I’m an award-winning senior lecturer in the School of Interactive Games and Media at the Rochester Institute of Technology. I teach introductory programming and real-time graphics programming for games. When I’m not teaching graphics, I’m probably thinking about graphics (or playing Dungeons & Dragons).
Projects
Teaching
My exact teaching schedule varies from year to year, but I generally teach the following courses.
Game Development and Algorithmic Problem Solving 1 & 2
A two-course introductory programming sequence for Game Design & Development students. These courses use C# to teach the fundamentals of programming, data structures and algorithms.
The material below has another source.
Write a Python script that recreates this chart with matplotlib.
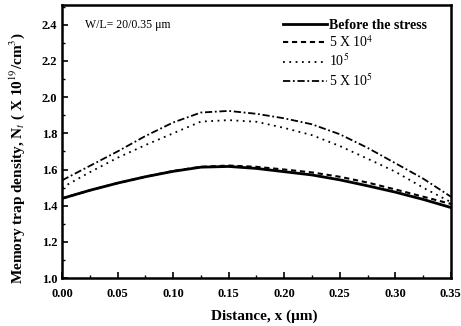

As part of the second course, students learn the MonoGame framework and create a game of their own design in small teams throughout the semester.
Foundations of Game Graphics Programming
Students learn the basics of GPUs, graphics APIs and rasterization-based pipelines using Direct3D 11. Topics and corresponding assignments include basic lighting, PBR lighting, texturing, normal mapping, sky boxes, shadow mapping and post processing.
Game Graphics Programming 2
This course continues the topics started in Foundations of Game Graphics Programming. It begins with a deep dive into a modern graphics API, Direct3D 12, and then covers offline and real-time ray tracing (DXR), advanced post processing, particle systems, compute shaders and more.